Margin and Capital Requirements for Covered Swap Entities

FIL-61-2015
December 16, 2015

Margin and Capital Requirements for Covered Swap Entities

Summary:

The FDIC, the Office of the Comptroller of the Currency, the Board of Governors of the Federal Reserve System, the Farm Credit Administration, and the Federal Housing Finance Agency (the Agencies) have adopted a final rule to implement Sections 731 and 764 of the Dodd-Frank Wall Street Reform and Consumer Protection Act (Dodd-Frank Act). These sections require the agencies to adopt rules jointly to establish capital requirements and initial and variation margin requirements for all non-cleared swaps and non-cleared security-based swaps of dealers and major participants. The capital requirements under these sections have been previously incorporated in the Agencies’ capital rules.

Statement of Applicability to Institutions with Total Assets Under $10 Billion: In conjunction with the final rule, the Agencies have adopted an interim final rule that would exempt swaps entered into by financial institutions with total assets of $10 billion or less from the final rule, provided the swaps were entered into for hedging purposes.
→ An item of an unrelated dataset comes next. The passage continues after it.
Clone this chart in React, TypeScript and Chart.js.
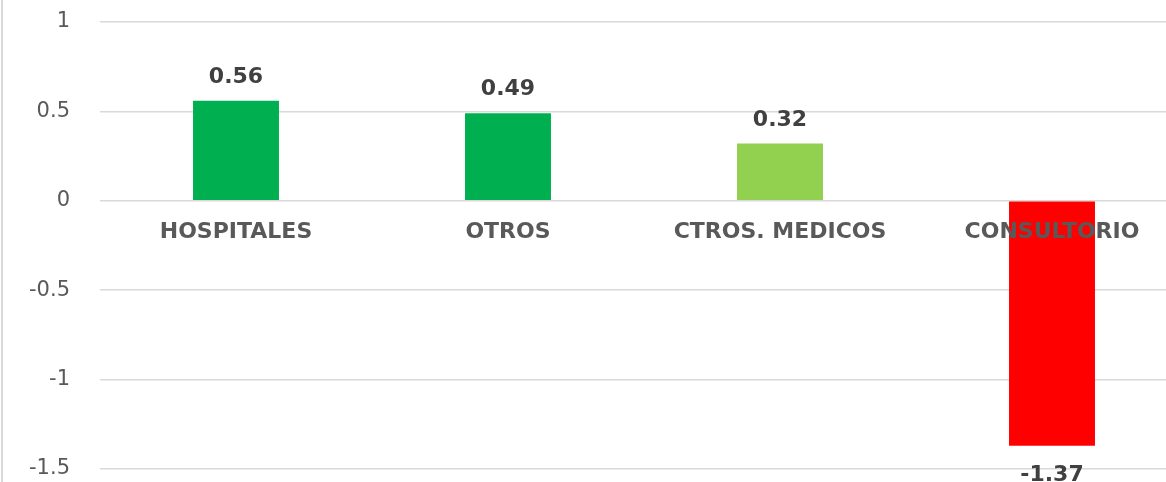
import React, { useEffect, useRef } from "react";
import { Chart, registerables } from "chart.js";

Chart.register(...registerables);

const categories = ["HOSPITALES", "OTROS", "CTROS. MEDICOS", "CONSULTORIO"];
const values = [0.56, 0.49, 0.32, -1.37];
const valueLabels = ["0.56", "0.49", "0.32", "-1.37"];
const barColors = ["#00B050", "#00B050", "#92D050", "#FF0000"];
const yTicks = [-1.5, -1, -0.5, 0, 0.5, 1];

const FONT = "'DejaVu Sans', Verdana, sans-serif";

const valueLabelPlugin = {
  id: "valueLabels",
  afterDatasetsDraw(chart: any) {
    const ctx = chart.ctx;
    const meta = chart.getDatasetMeta(0);
    ctx.save();
    ctx.font = `bold 22px ${FONT}`;
    ctx.fillStyle = "#404040";
    ctx.textAlign = "center";
    ctx.textBaseline = "alphabetic";
    meta.data.forEach((bar: any, i: number) => {
      const v = values[i];
      if (v >= 0) {
        ctx.fillText(valueLabels[i], bar.x, bar.y - 18);
      } else {
        ctx.fillText(valueLabels[i], bar.x, bar.y + 35);
      }
    });
    ctx.restore();
  },
};

export default function App() {
  const ref = useRef<HTMLCanvasElement>(null);
  useEffect(() => {
    if (!ref.current) return;
    const chart = new Chart(ref.current, {
      type: "bar",
      data: {
        labels: categories,
        datasets: [
          {
            data: values,
            backgroundColor: barColors,
            borderWidth: 0,
            barPercentage: 0.316,
            categoryPercentage: 1,
          },
        ],
      },
      options: {
        responsive: false,
        animation: false,
        layout: { padding: { top: 22, bottom: 31, right: 12, left: 0 } },
        plugins: { legend: { display: false }, tooltip: { enabled: false } },
        scales: {
          x: {
            position: { y: 0 } as any,
            afterFit: (s: any) => {
              s.height = 0;
            },
            grid: { display: false, drawTicks: false },
            border: { display: false },
            ticks: {
              z: 1,
              color: "#595959",
              font: { family: FONT, size: 22, weight: "bold" },
              padding: 18,
              maxRotation: 0,
              autoSkip: false,
            },
          },
          y: {
            min: -1.5,
            max: 1,
            afterFit: (s: any) => {
              s.width = 100;
              s.paddingTop = 0;
              s.paddingBottom = 0;
            },
            afterBuildTicks: (s: any) => {
              s.ticks = yTicks.map((v) => ({ value: v }));
            },
            grid: { color: "#D9D9D9", lineWidth: 1.5, drawTicks: false },
            border: { display: false },
            ticks: {
              color: "#595959",
              font: { family: FONT, size: 21 },
              padding: 30,
              callback: (v: any) => String(v),
            },
          },
        },
      },
      plugins: [valueLabelPlugin],
    });
    return () => chart.destroy();
  }, []);
  return (
    <div
      style={{
        position: "fixed",
        left: 0,
        top: 0,
        width: 1166,
        height: 482,
        overflow: "hidden",
        background: "#fff",
      }}
    >
      <canvas ref={ref} width={1200} height={500} style={{ display: "block" }} />
      <div
        style={{
          position: "absolute",
          left: 1,
          top: 0,
          width: 2,
          height: 482,
          background: "#D9D9D9",
        }}
      />
    </div>
  );
}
The Agencies seek comments on the interim final rule, for which the comment period closes January 31, 2016.

Highlights:

The final rule imposes certain margin requirements on insured depository institutions and other entities regulated by the Agencies that have registered as swap dealers and major swap participants with the Commodity Futures Trading Commission or as security-based swap dealers and major security-based swap participants with the U.S. Securities and Exchange Commission. These organizations are referred to in the final rule as “covered swap entities” (CSEs). Generally, the final rule would require CSEs to:

  • Collect initial margin and variation margin from other CSE counterparties.
  • Post and collect daily initial margin when trading with financial end-user counterparties with material swaps exposure, defined as a notional exposure of $8 billion or more.
  • Post and collect daily variation margin when trading with financial end-user counterparties, regardless of the level of swaps exposure if the required amount of variation margin and initial margin exceeds $500,000.

In addition, the final rule:

  • Includes specific provisions for inter-affiliate swaps.
  • Does not require CSEs to exchange margin with commercial end-users or financial institutions with total assets of $10 billion or less, provided that the swaps are entered into for hedging purposes.
  • Establishes minimum quality standards for acceptable initial and variation margin collateral. It also establishes minimum safekeeping standards for initial margin collateral posted by CSEs and counterparties to ensure collateral will be available to support the trades if defaults occur.
  • Applies only to new swaps entered into after the applicable compliance dates. These dates range from September 2016 to September 2020.